Samantha Swindler, the publisher and editor of the weekly Headlight Herald in Tillamook, Oregon, is the winner of the 2010 Tom and Pat Gish Award for courage, integrity and tenacity in rural journalism.
The Institute for Rural Journalism and Community Issues, based in the School of Journalism and Telecommunications at the University of Kentucky, gives the award in honor of the couple who published The Mountain Eagle for more than 50 years. Tom Gish, who died in 2008, and his wife Pat were the first recipients of the award.
Like the Gishes, Samantha Swindler is being recognized largely for her courage, integrity and tenacity in Eastern Kentucky, but also in Texas, where she began her newspaper career less than seven years ago. She has been in Oregon since July 2010.
The award will be presented to Swindler on April 1, at the spring symposium of the Oregon Newspaper Publishers Association in Albany, Ore.
As managing editor of the daily Times-Tribune of Corbin, Ky., circulation 6,000, Swindler spearheaded an investigation of the Whitley County sheriff that helped lead to his defeat for re-election and his subsequent indictment on 18 charges of abuse of public trust and three counts of tampering with physical evidence.
Swindler and her reporter, Adam Sulfridge, received repeated warnings about their safety as they revealed irregularities in how Sheriff Lawrence Hodge accounted for missing guns his officers had seized, problems with his alleged payments to informants, his failure to present cases against anyone arrested for felony drug violations, failure to send seized drugs to the state crime laboratory, and his officers’ repeated failure to testify, resulting in dismissal of serious drug charges.
“She did not let anyone scare her off the story or push her around,” said William Ketter, who worked with Swindler as senior vice president/ news for Community Newspaper Holdings, which owns the Times-Tribune.
The prosecutor, Commonwealth’s Attorney Allen Trimble, told the Institute for Rural Journalism and Community Issues that the paper’s “very persistent” reporting “was a very signifi cant influence on me.”
Swindler recounts her experience in the latest edition of Nieman Reports, published by the Nieman Foundation for Journalism at Harvard University.
“There is a great need for good investigative journalism in rural America,” she writes. “ Young reporters tend to think they need a byline from The New York Times to make a difference in the world. If they really want to have an impact, get a job with a community paper and start asking the tough questions that no one ever asked before.”
The investigation of the sheriff was the capstone to Swindler’s four years in Corbin, in which she held local officials accountable on a wide front, revealing that the county was improperly using a tourism tax to fund an airport and that city officials spent $20,000 on tickets to a country-music concert for city employees and their friends.
When Swindler was managing editor of the Jacksonville ( Tex.) Daily Progress, the paper won a Freedom of Information Award from the Texas Associated Press Managing Editors for coverage of city police corruption.
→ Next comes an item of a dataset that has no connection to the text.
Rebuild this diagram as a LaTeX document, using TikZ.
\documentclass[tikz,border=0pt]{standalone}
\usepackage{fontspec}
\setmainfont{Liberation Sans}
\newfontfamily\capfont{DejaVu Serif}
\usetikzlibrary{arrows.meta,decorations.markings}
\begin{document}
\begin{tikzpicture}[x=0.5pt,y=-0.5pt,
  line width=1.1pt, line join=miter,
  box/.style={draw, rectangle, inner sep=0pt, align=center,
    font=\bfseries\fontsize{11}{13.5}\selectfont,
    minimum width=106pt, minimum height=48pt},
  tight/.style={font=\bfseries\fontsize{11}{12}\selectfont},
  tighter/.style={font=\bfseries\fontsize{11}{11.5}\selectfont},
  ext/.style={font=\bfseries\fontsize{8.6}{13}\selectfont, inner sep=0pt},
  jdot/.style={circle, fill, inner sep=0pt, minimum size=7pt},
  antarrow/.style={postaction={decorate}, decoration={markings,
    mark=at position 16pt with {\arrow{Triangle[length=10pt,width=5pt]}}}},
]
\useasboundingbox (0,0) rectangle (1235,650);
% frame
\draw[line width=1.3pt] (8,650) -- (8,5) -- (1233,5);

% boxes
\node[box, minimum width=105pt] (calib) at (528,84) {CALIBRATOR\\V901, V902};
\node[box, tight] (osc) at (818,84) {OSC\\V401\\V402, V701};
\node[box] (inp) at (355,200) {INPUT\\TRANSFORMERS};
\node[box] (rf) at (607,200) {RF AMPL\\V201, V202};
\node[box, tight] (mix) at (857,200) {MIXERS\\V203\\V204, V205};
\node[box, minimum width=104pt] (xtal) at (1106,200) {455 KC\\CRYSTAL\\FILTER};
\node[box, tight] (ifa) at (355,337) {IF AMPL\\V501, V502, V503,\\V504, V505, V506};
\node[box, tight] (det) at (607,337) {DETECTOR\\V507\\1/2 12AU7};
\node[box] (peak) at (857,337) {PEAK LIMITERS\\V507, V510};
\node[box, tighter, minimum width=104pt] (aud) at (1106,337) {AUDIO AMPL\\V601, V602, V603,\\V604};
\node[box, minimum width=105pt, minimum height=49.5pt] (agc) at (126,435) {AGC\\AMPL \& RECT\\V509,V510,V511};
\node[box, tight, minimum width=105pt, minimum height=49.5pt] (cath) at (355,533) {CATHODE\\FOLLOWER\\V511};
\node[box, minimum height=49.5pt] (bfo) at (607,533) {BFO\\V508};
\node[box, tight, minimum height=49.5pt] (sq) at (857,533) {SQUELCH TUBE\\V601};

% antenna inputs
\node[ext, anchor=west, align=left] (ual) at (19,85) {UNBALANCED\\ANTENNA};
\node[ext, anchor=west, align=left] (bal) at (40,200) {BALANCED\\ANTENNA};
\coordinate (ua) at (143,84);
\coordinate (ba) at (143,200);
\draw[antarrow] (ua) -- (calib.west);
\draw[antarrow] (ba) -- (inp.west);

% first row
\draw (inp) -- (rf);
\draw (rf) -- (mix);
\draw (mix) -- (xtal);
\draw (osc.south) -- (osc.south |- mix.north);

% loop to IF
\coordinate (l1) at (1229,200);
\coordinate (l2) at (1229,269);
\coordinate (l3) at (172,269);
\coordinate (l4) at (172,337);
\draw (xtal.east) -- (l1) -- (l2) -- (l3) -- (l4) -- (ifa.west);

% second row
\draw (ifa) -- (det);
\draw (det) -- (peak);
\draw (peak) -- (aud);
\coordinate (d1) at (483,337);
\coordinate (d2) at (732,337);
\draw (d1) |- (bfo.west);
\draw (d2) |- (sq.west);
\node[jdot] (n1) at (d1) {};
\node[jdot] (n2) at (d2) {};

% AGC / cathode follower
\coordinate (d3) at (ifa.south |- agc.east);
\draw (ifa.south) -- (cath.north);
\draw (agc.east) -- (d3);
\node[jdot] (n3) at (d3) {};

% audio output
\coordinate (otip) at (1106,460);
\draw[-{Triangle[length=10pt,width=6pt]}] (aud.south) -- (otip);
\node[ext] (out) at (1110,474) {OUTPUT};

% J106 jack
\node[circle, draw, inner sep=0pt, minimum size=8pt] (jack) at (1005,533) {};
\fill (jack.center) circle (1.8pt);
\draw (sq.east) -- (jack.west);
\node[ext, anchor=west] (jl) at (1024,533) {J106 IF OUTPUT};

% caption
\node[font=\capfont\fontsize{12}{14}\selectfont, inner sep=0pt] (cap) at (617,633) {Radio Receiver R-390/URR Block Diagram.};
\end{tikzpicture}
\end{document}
The city manager was fired after Swindler, then a reporter, found he was illegally burning condemned houses.
A native of Metairie, La., Swindler is a 2002 graduate in communication from Boston University.
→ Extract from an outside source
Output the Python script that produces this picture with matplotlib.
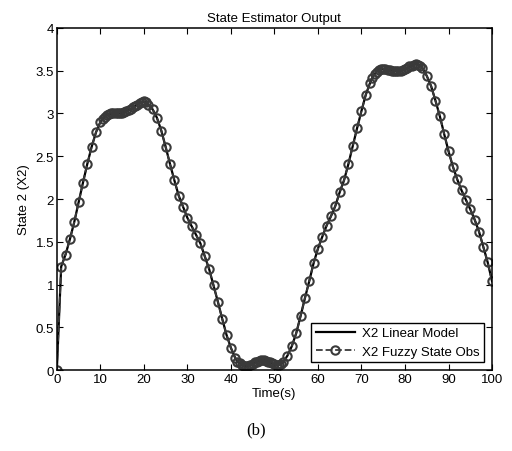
import matplotlib.pyplot as plt
import numpy as np

# time samples (s) -- solver steps are denser on the flat parts
t = [0, 1, 2, 3, 4, 5, 6, 7, 8, 9, 10,
     10.5, 11, 11.5, 12, 12.5, 13, 13.5, 14, 14.5, 15, 15.5, 16, 16.5, 17,
     17.5, 18, 18.5, 19, 19.5, 20, 20.5, 21,
     22, 23, 24, 25, 26, 27, 28, 29, 30, 31, 32, 33, 34, 35, 36, 37, 38,
     39, 40, 41,
     41.5, 42, 42.5, 43, 43.5, 44, 44.5, 45, 45.5, 46, 46.5, 47, 47.5, 48,
     48.5, 49, 49.5, 50, 50.5, 51, 51.5, 52,
     53, 54, 55, 56, 57, 58, 59, 60, 61, 62, 63, 64, 65, 66, 67, 68, 69,
     70, 71, 72,
     72.5, 73, 73.5, 74, 74.5, 75, 75.5, 76, 76.5, 77, 77.5, 78, 78.5, 79,
     79.5, 80, 80.5, 81, 81.5, 82, 82.5, 83, 83.5, 84,
     85, 86, 87, 88, 89, 90, 91, 92, 93, 94, 95, 96, 97, 98, 99, 100]

x2 = [0, 1.21, 1.35, 1.53, 1.73, 1.96, 2.19, 2.41, 2.61, 2.78, 2.90,
      2.94, 2.96, 2.98, 2.99, 3.00, 3.00, 3.00, 3.00, 3.00, 3.01, 3.02, 3.03,
      3.04, 3.05, 3.07, 3.09, 3.10, 3.12, 3.13, 3.14, 3.13, 3.10,
      3.05, 2.95, 2.80, 2.61, 2.41, 2.22, 2.04, 1.91, 1.78, 1.68, 1.58, 1.48,
      1.33, 1.18, 0.99, 0.80, 0.60, 0.41, 0.26, 0.14,
      0.10, 0.08, 0.06, 0.05, 0.05, 0.05, 0.06, 0.07, 0.09, 0.10, 0.11, 0.12,
      0.12, 0.11, 0.10, 0.09, 0.08, 0.07, 0.06, 0.06, 0.07, 0.09,
      0.17, 0.28, 0.43, 0.63, 0.84, 1.04, 1.25, 1.42, 1.56, 1.69, 1.80, 1.92,
      2.08, 2.22, 2.41, 2.62, 2.83, 3.03, 3.22, 3.36,
      3.42, 3.46, 3.49, 3.51, 3.52, 3.52, 3.52, 3.51, 3.51, 3.50, 3.50, 3.50,
      3.50, 3.50, 3.51, 3.52, 3.53, 3.55, 3.56, 3.57, 3.58, 3.57, 3.56, 3.53,
      3.44, 3.32, 3.15, 2.97, 2.76, 2.56, 2.38, 2.23, 2.10, 1.99, 1.88, 1.76,
      1.62, 1.44, 1.26, 1.04]

x_ticks = np.arange(0, 101, 10)
y_ticks = [0, 0.5, 1, 1.5, 2, 2.5, 3, 3.5, 4]
y_tick_labels = ['0', '0.5', '1', '1.5', '2', '2.5', '3', '3.5', '4']

plt.rcParams['font.family'] = ['Liberation Sans', 'DejaVu Sans']
fs = 9.5

fig = plt.figure(figsize=(5.12, 4.52), dpi=100)
ax = fig.add_axes([0.111, 0.179, 0.850, 0.757])

ax.plot(t, x2, '-', color='black', lw=1.6, label='X2 Linear Model')
ax.plot(t, x2, '--', color='#3a3a3a', lw=1.3, marker='o', ms=6,
        mfc='none', mec='#3a3a3a', mew=1.5, label='X2 Fuzzy State Obs')

ax.set_xlim(0, 100)
ax.set_ylim(0, 4)
ax.set_xticks(x_ticks)
ax.set_yticks(y_ticks)
ax.set_yticklabels(y_tick_labels)
ax.tick_params(direction='in', top=True, right=True, length=4, width=0.8,
               pad=2, labelsize=fs)
for sp in ax.spines.values():
    sp.set_linewidth(1.1)

ax.set_title('State Estimator Output', fontsize=fs, pad=5)
ax.set_xlabel('Time(s)', fontsize=fs, labelpad=1.5)
ax.set_ylabel('State 2 (X2)', fontsize=fs, labelpad=4)

leg = ax.legend(loc='lower right', fontsize=fs, fancybox=False,
                edgecolor='black', framealpha=1, borderpad=0.35,
                handlelength=3.0, handletextpad=0.5, labelspacing=0.45,
                borderaxespad=0.6)
leg.get_frame().set_linewidth(1.0)

fig.text(0.5, 0.048, '(b)', ha='center', va='center',
         family=['Liberation Serif', 'DejaVu Serif'], fontsize=12)

plt.savefig('out.png', dpi=100)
“She makes a wonderful example for the rest of us,” said Ben Gish, editor of The Mountain Eagle, son of the couple for whom the award is named and a member of the award selection committee.
“If in the past decade there’s been any other journalist in America, rural or city, who has demonstrated the level of tenacity, courage and integrity Swindler did with that series, then I’d like to meet them,” Gish said. “Unless they were able to walk in her shoes, it would be impossible for a reporter/ editor at a large metropolitan daily to understand the danger Swindler faced while letting Whitley County know its top law enforcement officer was a crook.”
Ketter said, “Never has there been a greater need for perceptive, courageous reporting in smaller communities as big city papers reduce their resources and reach across rural America. That’s why it is so important that journalists such as Samantha Swindler stand their ground, however fraught with risks, as the people’s surrogate, holding public officials accountable.”
The Gish Award has a criterion of tenacity “because our craft has had many courageous rural journalists whose achievements have been meteoric, ending in burnout,” said Al Cross, director of the Institute for Rural Journalism and Community Issues. “It’s very diffi cult to show courage over a long period, as Tom and Pat did. So, I never really anticipated that the award might go to someone who hasn’t turned 30. But in her short career, Samantha Swindler has demonstrated the tenacity, courage and integrity that we had in mind when we created the award.”
Besides Tom and Pat Gish, other winners of the award have been the Ezzell family, publishers of The Canadian ( Tex.) Record, in 2007; and former publisher Stanley Dearman and Publisher Jim Prince of The Neshoba Democrat of Philadelphia, Miss., in 2008. No award was presented for 2009.